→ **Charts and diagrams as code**
===============

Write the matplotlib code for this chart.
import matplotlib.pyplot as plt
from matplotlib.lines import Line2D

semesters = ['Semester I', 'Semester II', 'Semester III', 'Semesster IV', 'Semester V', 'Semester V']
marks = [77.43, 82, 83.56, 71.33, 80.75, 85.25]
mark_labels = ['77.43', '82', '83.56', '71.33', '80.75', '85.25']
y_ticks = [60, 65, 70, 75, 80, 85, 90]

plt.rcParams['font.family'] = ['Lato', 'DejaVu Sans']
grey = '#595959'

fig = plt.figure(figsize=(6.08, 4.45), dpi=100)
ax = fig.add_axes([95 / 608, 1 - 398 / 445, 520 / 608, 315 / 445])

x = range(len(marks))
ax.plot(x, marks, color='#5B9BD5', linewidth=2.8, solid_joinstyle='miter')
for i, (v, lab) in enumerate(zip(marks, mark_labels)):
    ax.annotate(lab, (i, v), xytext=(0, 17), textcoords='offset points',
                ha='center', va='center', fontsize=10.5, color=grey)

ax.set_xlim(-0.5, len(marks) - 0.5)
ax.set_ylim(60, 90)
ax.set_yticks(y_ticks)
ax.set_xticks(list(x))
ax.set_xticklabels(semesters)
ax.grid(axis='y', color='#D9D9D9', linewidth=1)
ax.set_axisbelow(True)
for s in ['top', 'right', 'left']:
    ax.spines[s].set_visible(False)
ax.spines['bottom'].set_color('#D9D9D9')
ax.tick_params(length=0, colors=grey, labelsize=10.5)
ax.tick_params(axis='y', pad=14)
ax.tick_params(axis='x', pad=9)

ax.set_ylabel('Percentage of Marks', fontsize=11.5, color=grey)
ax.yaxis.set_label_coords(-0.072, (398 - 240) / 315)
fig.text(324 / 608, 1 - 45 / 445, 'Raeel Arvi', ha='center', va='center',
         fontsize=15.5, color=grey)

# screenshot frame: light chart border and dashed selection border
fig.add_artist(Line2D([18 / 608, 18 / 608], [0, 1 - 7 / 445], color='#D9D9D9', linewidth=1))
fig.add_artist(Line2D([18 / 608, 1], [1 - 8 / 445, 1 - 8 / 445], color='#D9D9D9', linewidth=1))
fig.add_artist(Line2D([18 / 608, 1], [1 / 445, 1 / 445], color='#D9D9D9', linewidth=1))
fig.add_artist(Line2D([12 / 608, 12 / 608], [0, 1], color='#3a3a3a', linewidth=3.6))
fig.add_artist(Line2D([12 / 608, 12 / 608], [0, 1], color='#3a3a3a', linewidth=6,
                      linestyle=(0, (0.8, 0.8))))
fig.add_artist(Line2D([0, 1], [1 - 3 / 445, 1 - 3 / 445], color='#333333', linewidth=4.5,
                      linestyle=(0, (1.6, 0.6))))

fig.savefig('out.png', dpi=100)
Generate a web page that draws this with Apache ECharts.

===============

Set down, exactly as written, each line of the data from its opening line through the one containing "ha='center', va='center', fontsize=10.5, color=grey)". Output nothing more.

Write the matplotlib code for this chart.
import matplotlib.pyplot as plt
from matplotlib.lines import Line2D

semesters = ['Semester I', 'Semester II', 'Semester III', 'Semesster IV', 'Semester V', 'Semester V']
marks = [77.43, 82, 83.56, 71.33, 80.75, 85.25]
mark_labels = ['77.43', '82', '83.56', '71.33', '80.75', '85.25']
y_ticks = [60, 65, 70, 75, 80, 85, 90]

plt.rcParams['font.family'] = ['Lato', 'DejaVu Sans']
grey = '#595959'

fig = plt.figure(figsize=(6.08, 4.45), dpi=100)
ax = fig.add_axes([95 / 608, 1 - 398 / 445, 520 / 608, 315 / 445])

x = range(len(marks))
ax.plot(x, marks, color='#5B9BD5', linewidth=2.8, solid_joinstyle='miter')
for i, (v, lab) in enumerate(zip(marks, mark_labels)):
    ax.annotate(lab, (i, v), xytext=(0, 17), textcoords='offset points',
                ha='center', va='center', fontsize=10.5, color=grey)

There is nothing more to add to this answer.